What to produce – Reproduce the material in full, unchanged.

Dataset section –
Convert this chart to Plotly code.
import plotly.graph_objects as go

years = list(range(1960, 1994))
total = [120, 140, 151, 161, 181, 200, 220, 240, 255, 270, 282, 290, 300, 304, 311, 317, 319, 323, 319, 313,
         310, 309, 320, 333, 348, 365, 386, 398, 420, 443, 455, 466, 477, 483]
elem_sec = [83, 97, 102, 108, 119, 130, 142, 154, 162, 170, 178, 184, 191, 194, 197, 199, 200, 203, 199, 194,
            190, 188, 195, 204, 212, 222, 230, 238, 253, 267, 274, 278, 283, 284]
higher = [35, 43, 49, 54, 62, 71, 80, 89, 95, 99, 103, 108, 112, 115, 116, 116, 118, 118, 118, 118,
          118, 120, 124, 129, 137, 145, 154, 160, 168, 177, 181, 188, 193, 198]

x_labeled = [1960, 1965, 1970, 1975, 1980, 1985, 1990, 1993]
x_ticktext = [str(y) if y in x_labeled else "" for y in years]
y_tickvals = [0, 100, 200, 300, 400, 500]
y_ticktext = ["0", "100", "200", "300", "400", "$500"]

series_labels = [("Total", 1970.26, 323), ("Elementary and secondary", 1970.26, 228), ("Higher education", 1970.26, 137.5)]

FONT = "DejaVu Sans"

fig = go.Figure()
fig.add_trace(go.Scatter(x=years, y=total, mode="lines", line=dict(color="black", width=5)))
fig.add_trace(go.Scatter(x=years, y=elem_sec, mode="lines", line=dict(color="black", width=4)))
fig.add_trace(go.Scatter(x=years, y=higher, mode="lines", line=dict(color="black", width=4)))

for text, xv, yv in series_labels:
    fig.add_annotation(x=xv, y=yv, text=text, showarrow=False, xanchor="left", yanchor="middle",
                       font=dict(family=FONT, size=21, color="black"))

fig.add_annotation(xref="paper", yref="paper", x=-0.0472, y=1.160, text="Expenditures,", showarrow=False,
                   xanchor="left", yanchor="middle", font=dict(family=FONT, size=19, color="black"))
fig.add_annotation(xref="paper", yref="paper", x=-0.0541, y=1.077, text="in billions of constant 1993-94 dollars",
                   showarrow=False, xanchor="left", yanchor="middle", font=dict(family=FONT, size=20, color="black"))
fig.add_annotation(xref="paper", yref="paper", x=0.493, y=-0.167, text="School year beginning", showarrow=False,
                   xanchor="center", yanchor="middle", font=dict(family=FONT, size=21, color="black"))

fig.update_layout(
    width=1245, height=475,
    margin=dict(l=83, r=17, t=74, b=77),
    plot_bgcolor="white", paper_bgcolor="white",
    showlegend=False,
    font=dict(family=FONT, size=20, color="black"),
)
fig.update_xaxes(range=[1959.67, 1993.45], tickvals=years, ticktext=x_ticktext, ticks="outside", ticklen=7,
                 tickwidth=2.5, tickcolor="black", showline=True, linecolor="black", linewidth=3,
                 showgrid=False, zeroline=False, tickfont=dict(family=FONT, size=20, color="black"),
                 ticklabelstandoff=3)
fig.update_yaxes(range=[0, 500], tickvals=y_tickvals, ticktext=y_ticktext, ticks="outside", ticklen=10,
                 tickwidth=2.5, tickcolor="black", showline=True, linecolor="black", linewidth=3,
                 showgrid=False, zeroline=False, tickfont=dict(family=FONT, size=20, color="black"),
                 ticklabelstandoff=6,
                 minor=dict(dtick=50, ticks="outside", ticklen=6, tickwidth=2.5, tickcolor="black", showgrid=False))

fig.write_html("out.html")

In response –
Convert this chart to Plotly code.
import plotly.graph_objects as go

years = list(range(1960, 1994))
total = [120, 140, 151, 161, 181, 200, 220, 240, 255, 270, 282, 290, 300, 304, 311, 317, 319, 323, 319, 313,
         310, 309, 320, 333, 348, 365, 386, 398, 420, 443, 455, 466, 477, 483]
elem_sec = [83, 97, 102, 108, 119, 130, 142, 154, 162, 170, 178, 184, 191, 194, 197, 199, 200, 203, 199, 194,
            190, 188, 195, 204, 212, 222, 230, 238, 253, 267, 274, 278, 283, 284]
higher = [35, 43, 49, 54, 62, 71, 80, 89, 95, 99, 103, 108, 112, 115, 116, 116, 118, 118, 118, 118,
          118, 120, 124, 129, 137, 145, 154, 160, 168, 177, 181, 188, 193, 198]

x_labeled = [1960, 1965, 1970, 1975, 1980, 1985, 1990, 1993]
x_ticktext = [str(y) if y in x_labeled else "" for y in years]
y_tickvals = [0, 100, 200, 300, 400, 500]
y_ticktext = ["0", "100", "200", "300", "400", "$500"]

series_labels = [("Total", 1970.26, 323), ("Elementary and secondary", 1970.26, 228), ("Higher education", 1970.26, 137.5)]

FONT = "DejaVu Sans"

fig = go.Figure()
fig.add_trace(go.Scatter(x=years, y=total, mode="lines", line=dict(color="black", width=5)))
fig.add_trace(go.Scatter(x=years, y=elem_sec, mode="lines", line=dict(color="black", width=4)))
fig.add_trace(go.Scatter(x=years, y=higher, mode="lines", line=dict(color="black", width=4)))

for text, xv, yv in series_labels:
    fig.add_annotation(x=xv, y=yv, text=text, showarrow=False, xanchor="left", yanchor="middle",
                       font=dict(family=FONT, size=21, color="black"))

fig.add_annotation(xref="paper", yref="paper", x=-0.0472, y=1.160, text="Expenditures,", showarrow=False,
                   xanchor="left", yanchor="middle", font=dict(family=FONT, size=19, color="black"))
fig.add_annotation(xref="paper", yref="paper", x=-0.0541, y=1.077, text="in billions of constant 1993-94 dollars",
                   showarrow=False, xanchor="left", yanchor="middle", font=dict(family=FONT, size=20, color="black"))
fig.add_annotation(xref="paper", yref="paper", x=0.493, y=-0.167, text="School year beginning", showarrow=False,
                   xanchor="center", yanchor="middle", font=dict(family=FONT, size=21, color="black"))

fig.update_layout(
    width=1245, height=475,
    margin=dict(l=83, r=17, t=74, b=77),
    plot_bgcolor="white", paper_bgcolor="white",
    showlegend=False,
    font=dict(family=FONT, size=20, color="black"),
)
fig.update_xaxes(range=[1959.67, 1993.45], tickvals=years, ticktext=x_ticktext, ticks="outside", ticklen=7,
                 tickwidth=2.5, tickcolor="black", showline=True, linecolor="black", linewidth=3,
                 showgrid=False, zeroline=False, tickfont=dict(family=FONT, size=20, color="black"),
                 ticklabelstandoff=3)
fig.update_yaxes(range=[0, 500], tickvals=y_tickvals, ticktext=y_ticktext, ticks="outside", ticklen=10,
                 tickwidth=2.5, tickcolor="black", showline=True, linecolor="black", linewidth=3,
                 showgrid=False, zeroline=False, tickfont=dict(family=FONT, size=20, color="black"),
                 ticklabelstandoff=6,
                 minor=dict(dtick=50, ticks="outside", ticklen=6, tickwidth=2.5, tickcolor="black", showgrid=False))

fig.write_html("out.html")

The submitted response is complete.